- [Exercise goal] Your task is to transcribe all of the data below exactly, omitting the images.

- [Data]
★ ★ ★ ★ ★

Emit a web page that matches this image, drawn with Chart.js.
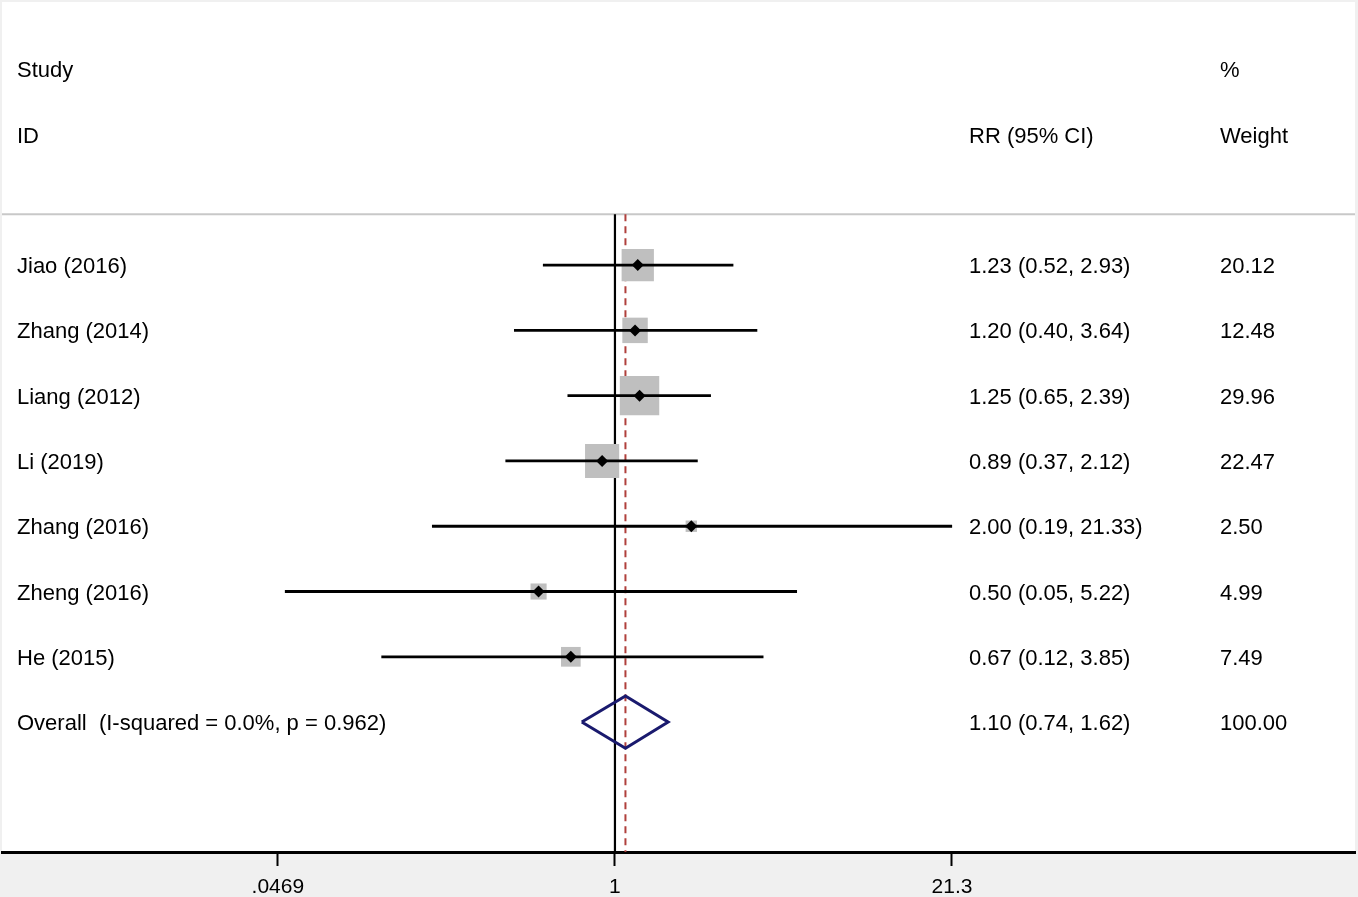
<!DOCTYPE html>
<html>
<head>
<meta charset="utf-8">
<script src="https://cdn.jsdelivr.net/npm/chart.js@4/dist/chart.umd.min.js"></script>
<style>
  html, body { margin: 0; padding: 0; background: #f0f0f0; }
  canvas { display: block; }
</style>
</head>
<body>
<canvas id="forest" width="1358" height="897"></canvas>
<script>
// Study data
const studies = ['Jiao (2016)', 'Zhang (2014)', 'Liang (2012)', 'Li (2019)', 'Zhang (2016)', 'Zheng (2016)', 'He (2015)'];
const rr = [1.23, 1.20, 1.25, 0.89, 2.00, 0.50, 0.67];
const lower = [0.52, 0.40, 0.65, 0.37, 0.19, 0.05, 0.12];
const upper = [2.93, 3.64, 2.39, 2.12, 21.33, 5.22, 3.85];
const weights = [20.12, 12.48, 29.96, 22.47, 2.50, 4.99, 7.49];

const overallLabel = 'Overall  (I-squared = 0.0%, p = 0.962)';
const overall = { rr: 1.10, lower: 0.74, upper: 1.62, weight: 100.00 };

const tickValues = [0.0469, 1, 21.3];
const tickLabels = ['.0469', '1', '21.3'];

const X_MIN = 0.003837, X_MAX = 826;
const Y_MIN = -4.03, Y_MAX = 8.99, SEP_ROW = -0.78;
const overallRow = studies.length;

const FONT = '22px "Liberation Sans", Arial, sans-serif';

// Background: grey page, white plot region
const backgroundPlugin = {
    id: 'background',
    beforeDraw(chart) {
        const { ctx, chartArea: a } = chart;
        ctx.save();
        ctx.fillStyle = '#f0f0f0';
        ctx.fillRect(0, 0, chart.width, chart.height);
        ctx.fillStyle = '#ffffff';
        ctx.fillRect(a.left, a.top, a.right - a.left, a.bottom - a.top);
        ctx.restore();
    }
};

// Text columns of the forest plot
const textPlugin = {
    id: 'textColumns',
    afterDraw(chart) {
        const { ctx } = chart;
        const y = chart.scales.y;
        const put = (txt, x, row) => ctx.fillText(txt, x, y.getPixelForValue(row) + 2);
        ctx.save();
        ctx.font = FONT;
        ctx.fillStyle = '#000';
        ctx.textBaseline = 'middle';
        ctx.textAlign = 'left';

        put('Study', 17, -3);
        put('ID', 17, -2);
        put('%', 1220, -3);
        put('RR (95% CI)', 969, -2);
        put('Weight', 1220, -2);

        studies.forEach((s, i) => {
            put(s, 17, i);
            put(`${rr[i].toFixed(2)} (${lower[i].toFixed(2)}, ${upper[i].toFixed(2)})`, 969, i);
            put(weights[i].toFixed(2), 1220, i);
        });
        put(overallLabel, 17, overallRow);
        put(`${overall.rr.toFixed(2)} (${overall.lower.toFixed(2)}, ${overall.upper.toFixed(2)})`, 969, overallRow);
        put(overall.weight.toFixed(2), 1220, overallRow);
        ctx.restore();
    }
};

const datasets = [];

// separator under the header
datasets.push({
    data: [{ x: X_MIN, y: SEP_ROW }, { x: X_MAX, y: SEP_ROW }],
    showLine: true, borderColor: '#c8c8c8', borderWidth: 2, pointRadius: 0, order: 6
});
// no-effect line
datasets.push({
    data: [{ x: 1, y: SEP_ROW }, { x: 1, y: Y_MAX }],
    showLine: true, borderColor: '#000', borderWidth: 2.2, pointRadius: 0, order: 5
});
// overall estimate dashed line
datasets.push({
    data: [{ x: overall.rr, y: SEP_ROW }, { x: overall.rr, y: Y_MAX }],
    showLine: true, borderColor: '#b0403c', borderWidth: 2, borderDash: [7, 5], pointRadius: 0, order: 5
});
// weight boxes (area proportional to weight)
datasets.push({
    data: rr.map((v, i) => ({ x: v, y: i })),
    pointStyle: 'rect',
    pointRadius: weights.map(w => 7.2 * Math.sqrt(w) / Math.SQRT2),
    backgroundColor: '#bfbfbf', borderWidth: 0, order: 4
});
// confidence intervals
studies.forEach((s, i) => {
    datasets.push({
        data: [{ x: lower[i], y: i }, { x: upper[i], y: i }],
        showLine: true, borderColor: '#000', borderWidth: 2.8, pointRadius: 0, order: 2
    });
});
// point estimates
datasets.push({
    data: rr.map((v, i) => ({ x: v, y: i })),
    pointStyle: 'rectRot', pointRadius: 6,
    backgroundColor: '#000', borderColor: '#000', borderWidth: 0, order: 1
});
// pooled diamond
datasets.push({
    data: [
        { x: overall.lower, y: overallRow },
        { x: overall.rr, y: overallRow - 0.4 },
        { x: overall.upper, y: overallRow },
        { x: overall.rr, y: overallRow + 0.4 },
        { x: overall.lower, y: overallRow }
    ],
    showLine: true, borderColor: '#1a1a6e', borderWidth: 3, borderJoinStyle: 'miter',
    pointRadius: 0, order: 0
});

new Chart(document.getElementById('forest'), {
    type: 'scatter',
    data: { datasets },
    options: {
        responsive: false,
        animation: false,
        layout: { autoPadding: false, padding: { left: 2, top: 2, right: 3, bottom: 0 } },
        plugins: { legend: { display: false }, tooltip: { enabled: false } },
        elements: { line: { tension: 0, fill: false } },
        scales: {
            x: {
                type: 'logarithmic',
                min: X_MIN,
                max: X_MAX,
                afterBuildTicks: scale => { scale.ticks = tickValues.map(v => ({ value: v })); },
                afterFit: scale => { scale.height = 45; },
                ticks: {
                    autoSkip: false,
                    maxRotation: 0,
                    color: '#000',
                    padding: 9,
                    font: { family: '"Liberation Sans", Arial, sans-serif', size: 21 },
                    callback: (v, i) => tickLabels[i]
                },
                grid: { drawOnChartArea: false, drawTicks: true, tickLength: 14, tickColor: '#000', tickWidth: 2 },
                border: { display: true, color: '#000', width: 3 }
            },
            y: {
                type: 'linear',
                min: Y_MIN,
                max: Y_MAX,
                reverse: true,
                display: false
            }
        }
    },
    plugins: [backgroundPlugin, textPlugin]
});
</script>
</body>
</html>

★ ★ ★ ★ ★

- [Reply]
Emit a web page that matches this image, drawn with Chart.js.
<!DOCTYPE html>
<html>
<head>
<meta charset="utf-8">
<script src="https://cdn.jsdelivr.net/npm/chart.js@4/dist/chart.umd.min.js"></script>
<style>
  html, body { margin: 0; padding: 0; background: #f0f0f0; }
  canvas { display: block; }
</style>
</head>
<body>
<canvas id="forest" width="1358" height="897"></canvas>
<script>
// Study data
const studies = ['Jiao (2016)', 'Zhang (2014)', 'Liang (2012)', 'Li (2019)', 'Zhang (2016)', 'Zheng (2016)', 'He (2015)'];
const rr = [1.23, 1.20, 1.25, 0.89, 2.00, 0.50, 0.67];
const lower = [0.52, 0.40, 0.65, 0.37, 0.19, 0.05, 0.12];
const upper = [2.93, 3.64, 2.39, 2.12, 21.33, 5.22, 3.85];
const weights = [20.12, 12.48, 29.96, 22.47, 2.50, 4.99, 7.49];

const overallLabel = 'Overall  (I-squared = 0.0%, p = 0.962)';
const overall = { rr: 1.10, lower: 0.74, upper: 1.62, weight: 100.00 };

const tickValues = [0.0469, 1, 21.3];
const tickLabels = ['.0469', '1', '21.3'];

const X_MIN = 0.003837, X_MAX = 826;
const Y_MIN = -4.03, Y_MAX = 8.99, SEP_ROW = -0.78;
const overallRow = studies.length;

const FONT = '22px "Liberation Sans", Arial, sans-serif';

// Background: grey page, white plot region
const backgroundPlugin = {
    id: 'background',
    beforeDraw(chart) {
        const { ctx, chartArea: a } = chart;
        ctx.save();
        ctx.fillStyle = '#f0f0f0';
        ctx.fillRect(0, 0, chart.width, chart.height);
        ctx.fillStyle = '#ffffff';
        ctx.fillRect(a.left, a.top, a.right - a.left, a.bottom - a.top);
        ctx.restore();
    }
};

// Text columns of the forest plot
const textPlugin = {
    id: 'textColumns',
    afterDraw(chart) {
        const { ctx } = chart;
        const y = chart.scales.y;
        const put = (txt, x, row) => ctx.fillText(txt, x, y.getPixelForValue(row) + 2);
        ctx.save();
        ctx.font = FONT;
        ctx.fillStyle = '#000';
        ctx.textBaseline = 'middle';
        ctx.textAlign = 'left';

        put('Study', 17, -3);
        put('ID', 17, -2);
        put('%', 1220, -3);
        put('RR (95% CI)', 969, -2);
        put('Weight', 1220, -2);

        studies.forEach((s, i) => {
            put(s, 17, i);
            put(`${rr[i].toFixed(2)} (${lower[i].toFixed(2)}, ${upper[i].toFixed(2)})`, 969, i);
            put(weights[i].toFixed(2), 1220, i);
        });
        put(overallLabel, 17, overallRow);
        put(`${overall.rr.toFixed(2)} (${overall.lower.toFixed(2)}, ${overall.upper.toFixed(2)})`, 969, overallRow);
        put(overall.weight.toFixed(2), 1220, overallRow);
        ctx.restore();
    }
};

const datasets = [];

// separator under the header
datasets.push({
    data: [{ x: X_MIN, y: SEP_ROW }, { x: X_MAX, y: SEP_ROW }],
    showLine: true, borderColor: '#c8c8c8', borderWidth: 2, pointRadius: 0, order: 6
});
// no-effect line
datasets.push({
    data: [{ x: 1, y: SEP_ROW }, { x: 1, y: Y_MAX }],
    showLine: true, borderColor: '#000', borderWidth: 2.2, pointRadius: 0, order: 5
});
// overall estimate dashed line
datasets.push({
    data: [{ x: overall.rr, y: SEP_ROW }, { x: overall.rr, y: Y_MAX }],
    showLine: true, borderColor: '#b0403c', borderWidth: 2, borderDash: [7, 5], pointRadius: 0, order: 5
});
// weight boxes (area proportional to weight)
datasets.push({
    data: rr.map((v, i) => ({ x: v, y: i })),
    pointStyle: 'rect',
    pointRadius: weights.map(w => 7.2 * Math.sqrt(w) / Math.SQRT2),
    backgroundColor: '#bfbfbf', borderWidth: 0, order: 4
});
// confidence intervals
studies.forEach((s, i) => {
    datasets.push({
        data: [{ x: lower[i], y: i }, { x: upper[i], y: i }],
        showLine: true, borderColor: '#000', borderWidth: 2.8, pointRadius: 0, order: 2
    });
});
// point estimates
datasets.push({
    data: rr.map((v, i) => ({ x: v, y: i })),
    pointStyle: 'rectRot', pointRadius: 6,
    backgroundColor: '#000', borderColor: '#000', borderWidth: 0, order: 1
});
// pooled diamond
datasets.push({
    data: [
        { x: overall.lower, y: overallRow },
        { x: overall.rr, y: overallRow - 0.4 },
        { x: overall.upper, y: overallRow },
        { x: overall.rr, y: overallRow + 0.4 },
        { x: overall.lower, y: overallRow }
    ],
    showLine: true, borderColor: '#1a1a6e', borderWidth: 3, borderJoinStyle: 'miter',
    pointRadius: 0, order: 0
});

new Chart(document.getElementById('forest'), {
    type: 'scatter',
    data: { datasets },
    options: {
        responsive: false,
        animation: false,
        layout: { autoPadding: false, padding: { left: 2, top: 2, right: 3, bottom: 0 } },
        plugins: { legend: { display: false }, tooltip: { enabled: false } },
        elements: { line: { tension: 0, fill: false } },
        scales: {
            x: {
                type: 'logarithmic',
                min: X_MIN,
                max: X_MAX,
                afterBuildTicks: scale => { scale.ticks = tickValues.map(v => ({ value: v })); },
                afterFit: scale => { scale.height = 45; },
                ticks: {
                    autoSkip: false,
                    maxRotation: 0,
                    color: '#000',
                    padding: 9,
                    font: { family: '"Liberation Sans", Arial, sans-serif', size: 21 },
                    callback: (v, i) => tickLabels[i]
                },
                grid: { drawOnChartArea: false, drawTicks: true, tickLength: 14, tickColor: '#000', tickWidth: 2 },
                border: { display: true, color: '#000', width: 3 }
            },
            y: {
                type: 'linear',
                min: Y_MIN,
                max: Y_MAX,
                reverse: true,
                display: false
            }
        }
    },
    plugins: [backgroundPlugin, textPlugin]
});
</script>
</body>
</html>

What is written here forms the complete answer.